Mit verschwommener Sicht sah ich auf die Fotos in meiner Hand.
Damals waren wir so glücklich gewesen und nichts hätte uns trennen können. Bis zu dem Tag, als du gegangen warst. Vor zehn Jahren warst du einfach von der Arbeit nicht mehr nach Hause gekommen und ich hatte dich mehrfach versucht zu erreichen . Stundenlang hatte ich auf dich gewartet, auf deiner Arbeit angerufen und nach dir gefragt. Sie hatten gemeint, du wärst schon vor ein paar Stunden gefahren. Deinen Kollegen hatte ich auch nicht erreichen können, obwohl ihr immer zusammen gefahren seid.
Ich wischte eine Träne weg und nahm mir das nächste Bild vor. Da waren wir in den Flitterwochen in Paris. Ich wollte eigentlich nie dorthin, aber du hattest mich damals damit überrascht und gesagt, dass du es unbedingt mit mir zusammen erleben wolltest. Du hattest mir damals gezeigt, wie schön Paris sein konnte. Ich wusste noch, dass ich panische Angst hatte, mit dir auf den Eifelturm zu gehen. Krampfhaft hatte ich mich festgehalten und du hattest mich in den Arm genommen und gesagt, dass du mich immer lieben und auffangen würdest. Egal wie hoch es gewesen wäre.
Im nächsten Bild waren wir noch jünger und gerade mal drei Jahre zusammen gewesen. Wir hatten uns so oft gestritten und hinterher darüber gelacht. Und dennoch hattest du mir immer gesagt, wie sehr du mich lieben würdest. Dieses verflixte dritte Jahr war seinem Namen gerecht geworden.
Als ich das nächste Bild ansah, konnte ich mich nicht mehr halten. Wir waren die glücklichsten Menschen im ganzen Universum gewesen. Unser Lächeln war so breit und wir sahen einfach nur glücklich aus. Deine Mutter hatte noch diese peinliche Rede geschwungen und teilte uns zum Schluss dann mit, dass sie sich viele Enkelkinder wünschte.
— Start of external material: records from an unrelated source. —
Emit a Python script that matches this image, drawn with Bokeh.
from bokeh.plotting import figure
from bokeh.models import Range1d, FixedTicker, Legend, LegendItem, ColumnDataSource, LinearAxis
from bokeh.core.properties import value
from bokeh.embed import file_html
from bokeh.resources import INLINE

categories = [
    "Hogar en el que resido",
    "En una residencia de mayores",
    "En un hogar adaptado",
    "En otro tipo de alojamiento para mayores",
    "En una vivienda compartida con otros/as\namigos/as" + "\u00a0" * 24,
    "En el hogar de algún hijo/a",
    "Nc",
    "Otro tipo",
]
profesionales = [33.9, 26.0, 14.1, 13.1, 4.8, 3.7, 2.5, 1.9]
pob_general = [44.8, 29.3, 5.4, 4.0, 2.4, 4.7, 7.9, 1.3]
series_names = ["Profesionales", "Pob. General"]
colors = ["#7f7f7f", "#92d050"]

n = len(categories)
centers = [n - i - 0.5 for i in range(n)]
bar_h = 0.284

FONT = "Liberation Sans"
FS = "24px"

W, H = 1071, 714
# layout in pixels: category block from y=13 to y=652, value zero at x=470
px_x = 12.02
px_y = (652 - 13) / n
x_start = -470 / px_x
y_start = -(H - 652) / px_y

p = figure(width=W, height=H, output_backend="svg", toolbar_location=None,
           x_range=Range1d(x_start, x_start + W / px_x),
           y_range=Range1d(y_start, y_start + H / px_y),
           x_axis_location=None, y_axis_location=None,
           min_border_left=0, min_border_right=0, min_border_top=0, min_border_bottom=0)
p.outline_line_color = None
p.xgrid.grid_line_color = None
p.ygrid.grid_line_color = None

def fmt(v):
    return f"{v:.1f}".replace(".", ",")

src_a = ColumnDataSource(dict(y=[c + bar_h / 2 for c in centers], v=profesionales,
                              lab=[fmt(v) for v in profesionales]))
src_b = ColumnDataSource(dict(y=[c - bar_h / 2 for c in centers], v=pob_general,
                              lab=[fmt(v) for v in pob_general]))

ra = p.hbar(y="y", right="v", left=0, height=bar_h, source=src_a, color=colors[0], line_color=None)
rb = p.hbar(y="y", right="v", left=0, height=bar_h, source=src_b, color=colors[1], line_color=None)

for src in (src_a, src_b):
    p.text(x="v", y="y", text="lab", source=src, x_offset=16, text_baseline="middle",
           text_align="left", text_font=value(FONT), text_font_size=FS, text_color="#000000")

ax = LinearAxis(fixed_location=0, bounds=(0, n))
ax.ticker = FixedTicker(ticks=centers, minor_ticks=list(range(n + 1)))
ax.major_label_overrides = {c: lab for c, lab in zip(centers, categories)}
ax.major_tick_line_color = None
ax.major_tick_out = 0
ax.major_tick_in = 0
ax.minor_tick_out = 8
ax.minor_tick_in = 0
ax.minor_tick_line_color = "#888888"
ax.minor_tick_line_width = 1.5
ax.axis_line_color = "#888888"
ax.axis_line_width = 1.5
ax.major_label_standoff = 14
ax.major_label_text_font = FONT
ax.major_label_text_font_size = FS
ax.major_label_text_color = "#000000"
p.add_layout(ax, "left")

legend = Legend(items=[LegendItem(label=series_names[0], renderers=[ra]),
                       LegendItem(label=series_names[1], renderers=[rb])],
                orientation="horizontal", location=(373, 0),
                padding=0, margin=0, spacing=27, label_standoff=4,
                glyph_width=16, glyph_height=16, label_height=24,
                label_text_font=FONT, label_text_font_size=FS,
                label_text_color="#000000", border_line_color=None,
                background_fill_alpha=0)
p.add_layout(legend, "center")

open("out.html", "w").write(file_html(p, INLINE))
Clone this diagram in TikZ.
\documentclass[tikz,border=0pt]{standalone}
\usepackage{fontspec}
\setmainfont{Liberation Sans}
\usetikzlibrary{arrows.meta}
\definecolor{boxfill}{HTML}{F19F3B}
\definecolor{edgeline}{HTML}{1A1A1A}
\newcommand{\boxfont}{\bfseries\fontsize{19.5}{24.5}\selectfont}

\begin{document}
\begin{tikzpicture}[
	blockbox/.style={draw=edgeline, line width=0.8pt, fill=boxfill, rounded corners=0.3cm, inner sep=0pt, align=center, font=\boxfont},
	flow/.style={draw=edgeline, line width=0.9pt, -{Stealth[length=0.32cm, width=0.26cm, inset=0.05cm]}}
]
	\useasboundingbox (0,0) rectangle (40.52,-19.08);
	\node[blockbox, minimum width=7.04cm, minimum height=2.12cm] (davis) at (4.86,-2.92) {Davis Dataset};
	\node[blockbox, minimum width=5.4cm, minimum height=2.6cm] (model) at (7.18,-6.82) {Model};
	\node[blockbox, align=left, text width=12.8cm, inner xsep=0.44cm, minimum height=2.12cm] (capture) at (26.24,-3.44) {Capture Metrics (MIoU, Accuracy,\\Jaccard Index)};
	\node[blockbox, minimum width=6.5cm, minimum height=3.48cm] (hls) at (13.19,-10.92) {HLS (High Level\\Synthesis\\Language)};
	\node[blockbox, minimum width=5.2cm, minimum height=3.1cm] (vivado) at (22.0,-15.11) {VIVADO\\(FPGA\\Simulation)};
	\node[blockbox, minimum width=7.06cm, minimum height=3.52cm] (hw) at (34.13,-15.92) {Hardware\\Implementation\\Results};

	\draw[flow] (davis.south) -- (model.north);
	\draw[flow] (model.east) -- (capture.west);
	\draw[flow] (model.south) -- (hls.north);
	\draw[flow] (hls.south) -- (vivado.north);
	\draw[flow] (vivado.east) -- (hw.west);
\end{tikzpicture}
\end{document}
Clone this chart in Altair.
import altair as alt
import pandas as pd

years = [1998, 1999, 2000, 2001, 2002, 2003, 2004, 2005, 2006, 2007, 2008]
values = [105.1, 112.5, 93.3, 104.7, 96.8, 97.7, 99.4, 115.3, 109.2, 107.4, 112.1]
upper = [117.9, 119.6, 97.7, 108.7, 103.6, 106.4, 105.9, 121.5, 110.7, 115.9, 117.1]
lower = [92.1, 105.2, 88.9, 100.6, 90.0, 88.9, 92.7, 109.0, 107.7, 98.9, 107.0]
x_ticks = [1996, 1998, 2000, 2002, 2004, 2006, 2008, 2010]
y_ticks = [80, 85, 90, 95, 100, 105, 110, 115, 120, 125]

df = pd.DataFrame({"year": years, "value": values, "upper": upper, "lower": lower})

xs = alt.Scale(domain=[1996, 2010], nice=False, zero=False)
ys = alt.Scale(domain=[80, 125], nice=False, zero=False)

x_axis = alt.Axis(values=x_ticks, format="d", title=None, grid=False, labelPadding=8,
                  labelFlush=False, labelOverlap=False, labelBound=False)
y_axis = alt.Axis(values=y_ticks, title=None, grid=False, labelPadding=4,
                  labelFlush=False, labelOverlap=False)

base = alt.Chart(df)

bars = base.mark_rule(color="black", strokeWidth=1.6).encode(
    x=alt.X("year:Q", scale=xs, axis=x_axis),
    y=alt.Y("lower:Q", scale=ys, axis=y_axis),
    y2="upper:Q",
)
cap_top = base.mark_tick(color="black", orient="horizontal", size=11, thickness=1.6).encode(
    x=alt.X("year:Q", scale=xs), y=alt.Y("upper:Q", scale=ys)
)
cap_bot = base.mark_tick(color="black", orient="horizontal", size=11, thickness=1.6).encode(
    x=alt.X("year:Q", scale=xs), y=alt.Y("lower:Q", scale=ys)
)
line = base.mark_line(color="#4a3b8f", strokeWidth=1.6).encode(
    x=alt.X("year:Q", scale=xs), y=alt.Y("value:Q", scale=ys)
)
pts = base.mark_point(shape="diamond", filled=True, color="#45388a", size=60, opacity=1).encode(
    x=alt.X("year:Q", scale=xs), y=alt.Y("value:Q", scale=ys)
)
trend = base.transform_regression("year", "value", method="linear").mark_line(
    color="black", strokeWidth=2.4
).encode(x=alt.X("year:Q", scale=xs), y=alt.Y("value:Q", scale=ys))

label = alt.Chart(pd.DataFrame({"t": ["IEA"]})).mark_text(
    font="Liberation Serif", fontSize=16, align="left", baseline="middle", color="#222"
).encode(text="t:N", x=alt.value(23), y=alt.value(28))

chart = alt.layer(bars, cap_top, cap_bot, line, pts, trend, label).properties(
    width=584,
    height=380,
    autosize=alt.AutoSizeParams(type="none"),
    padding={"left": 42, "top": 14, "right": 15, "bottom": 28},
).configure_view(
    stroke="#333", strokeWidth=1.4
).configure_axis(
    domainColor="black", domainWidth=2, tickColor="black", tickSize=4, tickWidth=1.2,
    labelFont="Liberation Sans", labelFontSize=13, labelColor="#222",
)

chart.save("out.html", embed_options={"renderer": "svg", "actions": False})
Unsere Gäste hatten alle gelacht aber auch applaudiert. Später sagtest du mir, du würdest mit mir ganz viele Kinder haben wollen. Eine richtige Regenbogenfamilie, waren deine Worte. Leider kam es nicht mehr dazu.
Das nächste Bild starrte ich intensiver an. Nur wir beide, auf unserem Grundstück mit einem Spaten in der Hand. Da hatten wir mit dem Hausbau begonnen und fürchterlich ausgesehen. Wir standen nebeneinander mit dieser von Schlamm besudelten Arbeitskleidung; der Spaten zwischen uns, und du hattest dein bestes Lächeln aufgesetzt. Im letzten Moment hattest du mir Schlamm durchs Gesicht gezogen, bevor der Selbstauslöser abgelaufen war. Ich war so sauer gewesen, aber du hattest mich nur ausgelacht. Als ich dir dann auch was davon in dein Gesicht schmierte, hatten wir uns noch eine ganze Zeit lang beworfen, bis wir laut lachend auf dem Boden lagen. Ich liebte dein Lachen. Ich wischte mir erneut die Tränen weg und sah das letzte Bild an. Es war von deinem Unfall aus der Zeitung. Wusstest du, dass ich es an diesem Abend schon geahnt hatte? Damals hatte ich plötzlich dieses Gefühl in mir. Es machte mich wahnsinnig und ich war so verzweifelt. Dann, als ich den Anruf bekam, brach meine ganze Welt zusammen. Unsere Welt.
Mit frischen Blumen und einer Kerze ging ich dich besuchen. Ich stand nun vor deinem Grab und starrte auf deinen Stein, stellte die Blumen in die Vase und zündete die Kerze an. Ich wusste doch, wie sehr du die Dunkelheit nicht mochtest. Einen Moment verweilte ich noch und legte das letzte Foto aufs Grab. Es zeigte unseren zehnjährigen Sohn bei deiner Mutter im Garten.
Ich sollte dich lieb von ihr grüßen.
Das verblichene Foto vom letzten Jahr nahm ich wieder an mich. Nächstes Jahr würdest du wieder eins bekommen. Und irgendwann, dann würde auch ich wieder bei dir sein und nichts wird uns dann mehr trennen können.